Organizations and Complexity: Searching for the Edge of Chaos
Computational and Mathematical Organization Theory
Traditional organizational theory advocates increased differentiation and horizontal integration for organizations in unstable environments or with uncertain technologies. This paper seeks to develop a better understanding of the relationship of group structure and the level of interdependency between individuals on group performance under various task complexities. Complexity theory in general, and NK models in particular, are introduced as theoretical frameworks that offer an explanation for group performance. Simulation models are developed, based on the communication network research of Bavelas (1948) and Leavitt (1952), to explore the effects of decentralization and interdependence. The simulation model developed here shows general consistency with previous human subject experiments. However, contrary to predictions, not all decentralized group structures perform well when undertaking complex task assignments. Structures that are highly connected (actors communicating with all others) perform much worse than those with a lower level of connection.
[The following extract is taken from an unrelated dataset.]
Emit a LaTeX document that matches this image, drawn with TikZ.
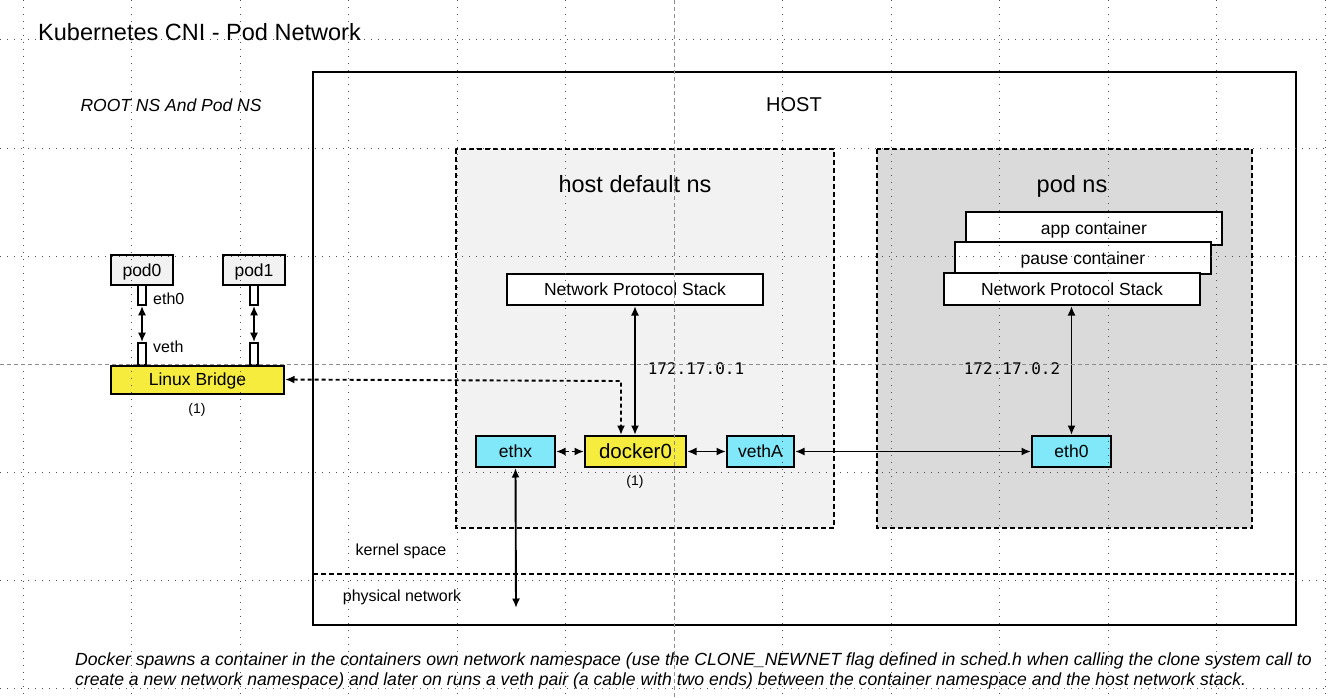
\documentclass[tikz,border=0pt]{standalone}
\usepackage{fontspec}
\setmainfont{Liberation Sans}
\newfontfamily\ipfont{DejaVu Sans Mono}
\usetikzlibrary{arrows.meta}
\definecolor{ybox}{RGB}{245,236,62}
\definecolor{cbox}{RGB}{128,232,248}
\definecolor{nsA}{RGB}{242,242,242}
\definecolor{nsB}{RGB}{218,218,218}
\definecolor{gridc}{RGB}{80,80,80}
\newcommand{\fs}[1]{\fontsize{#1}{#1}\selectfont}
\newcommand{\lnstrut}{\rule[-0.212em]{0pt}{1.117em}}
\tikzset{
  box/.style={draw=black, line width=2pt, rectangle, inner sep=0pt, font=\fs{17.5}, execute at begin node=\lnstrut},
  wbox/.style={box, fill=white},
  ybx/.style={box, fill=ybox},
  cbx/.style={box, fill=cbox},
  port/.style={draw=black, line width=1.6pt, fill=white, rectangle, inner sep=0pt, minimum width=8pt},
  nsbox/.style={draw=black, line width=1.8pt, dash pattern=on 5pt off 3pt},
  conn/.style={line width=1.9pt, {Latex[length=9.5pt,width=8pt]}-{Latex[length=9.5pt,width=8pt]}},
  dconn/.style={conn, dash pattern=on 4pt off 3pt},
  txt/.style={inner sep=0pt, font=\fs{17.5}, execute at begin node=\lnstrut},
  gridl/.style={gridc, line width=1pt, dash pattern=on 1pt off 6pt},
  guide/.style={black!45, line width=0.7pt, dash pattern=on 4pt off 3pt}
}
\begin{document}
\begin{tikzpicture}[x=1pt,y=-1pt]
\useasboundingbox (0,0) rectangle (1330,698);
\fill[white] (0,0) rectangle (1330,698);

% title and labels
\node[txt, anchor=west, font=\fs{23.5}] (title) at (38,32) {Kubernetes CNI - Pod Network};
\node[txt, font=\fs{17.5}\itshape] (rootns) at (171,105) {ROOT NS And Pod NS};

% host box
\draw[line width=2.2pt, fill=white] (313,72) rectangle (1296,625);
\node[txt, font=\fs{20}] (host) at (794,105) {HOST};

% namespaces
\draw[nsbox, fill=nsA] (456,149) rectangle (834,528);
\draw[nsbox, fill=nsB] (877,149) rectangle (1252,528);
\node[txt, font=\fs{23.5}] (hdns) at (635,184) {host default ns};
\node[txt, font=\fs{23.5}] (podns) at (1072,184) {pod ns};

% kernel / physical separator
\draw[line width=1.8pt, dash pattern=on 5pt off 3pt] (313,574) -- (1296,574);
\node[txt, font=\fs{16}] (kern) at (401,550) {kernel space};
\node[txt, font=\fs{16}] (phys) at (402,596) {physical network};

% host default ns contents
\node[wbox, minimum width=256pt, minimum height=31pt] (nps1) at (635,289.5) {Network Protocol Stack};
\node[cbx, minimum width=79pt, minimum height=31pt] (ethx) at (515.5,451.5) {ethx};
\node[ybx, minimum width=101pt, minimum height=31pt, font=\fs{20.5}] (docker0) at (635.5,451.5) {docker0};
\node[cbx, minimum width=67pt, minimum height=31pt] (vethA) at (760.5,451.5) {vethA};
\node[txt, font=\fs{14}] (one2) at (635,481) {(1)};
\node[txt, font=\ipfont\fs{16}] (ip1) at (696,369) {172.17.0.1};

% pod ns contents
\node[wbox, minimum width=256pt, minimum height=33pt] (app) at (1094,228.5) {};
\node[txt] (applbl) at (1094,228) {app container};
\node[wbox, minimum width=256pt, minimum height=32pt] (pause) at (1083,258) {};
\node[txt] (pauselbl) at (1083,258.5) {pause container};
\node[wbox, minimum width=256pt, minimum height=32pt] (nps2) at (1072,289) {Network Protocol Stack};
\node[cbx, minimum width=79pt, minimum height=31pt] (eth0) at (1071.5,451.5) {eth0};
\node[txt, font=\ipfont\fs{16}] (ip2) at (1012,369) {172.17.0.2};

% left: pods and bridge
\node[box, fill=nsA, minimum width=62pt, minimum height=30pt] (pod0) at (142,270) {pod0};
\node[box, fill=nsA, minimum width=62pt, minimum height=30pt] (pod1) at (254,270) {pod1};
\node[ybx, minimum width=173pt, minimum height=28pt] (bridge) at (197.5,379.5) {Linux Bridge};
\node[port, minimum height=20pt] (p0a) at (142,295) {};
\node[port, minimum height=22pt] (p0b) at (142,354) {};
\node[port, minimum height=20pt] (p1a) at (254,295) {};
\node[port, minimum height=22pt] (p1b) at (254,354) {};
\node[txt, anchor=west, font=\fs{16}] (eth0lbl) at (153,299) {eth0};
\node[txt, anchor=west, font=\fs{16}] (vethlbl) at (153,347) {veth};
\node[txt, font=\fs{14}] (one1) at (197,409) {(1)};

% connectors
\coordinate (bend) at (621,381);
\coordinate (phyend) at (516,608);
\draw[conn] (p0a.south) -- (p0b.north);
\draw[conn] (p1a.south) -- (p1b.north);
\draw[dconn] (bridge.east) -- (bend) -- (docker0.north -| bend);
\draw[conn] (nps1.south) -- (nps1.south |- docker0.north);
\draw[dconn] (ethx.east) -- (docker0.west);
\draw[conn] (docker0.east) -- (vethA.west);
\draw[conn] (vethA.east) -- (eth0.west);
\draw[conn] (eth0.north) -- (eth0.north |- nps2.south);
\draw[conn] (ethx.south) -- (phyend);

% footer
\node[txt, anchor=west, font=\fs{17.6}\itshape] (foot1) at (75,659) {Docker spawns a container in the containers own network namespace (use the CLONE\_NEWNET flag defined in sched.h when calling the clone system call to};
\node[txt, anchor=west, font=\fs{17.6}\itshape] (foot2) at (75,679) {create a new network namespace) and later on runs a veth pair (a cable with two ends) between the container namespace and the host network stack.};

% overlay grid
\foreach \gx in {23,131.5,240,348.5,457,565.5,782.5,891,999.5,1108,1216.5,1325}
  \draw[gridl] (\gx,0) -- (\gx,698);
\foreach \gy in {40,148,256,472,580,688}
  \draw[gridl] (0,\gy) -- (1330,\gy);
\draw[guide] (674,0) -- (674,698);
\draw[guide] (0,364) -- (1330,364);
\end{tikzpicture}
\end{document}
Further experiments varying both the number of actors and the degree of interdependence between them find evidence of the “edge of chaos.” This research advances our understanding of organizations beyond earlier models by suggesting that there is an optimal range of interconnectedness between actors or tasks that explains the variation in performance. An intriguing result is that this optimal level of interdependence is fairly low, regardless of the size of the group.
Carroll, T. N.,
Burton, R. M.
Organizations and Complexity: Searching for the Edge of Chaos.
Computational and Mathematical Organization Theory, 6(4), 319–337.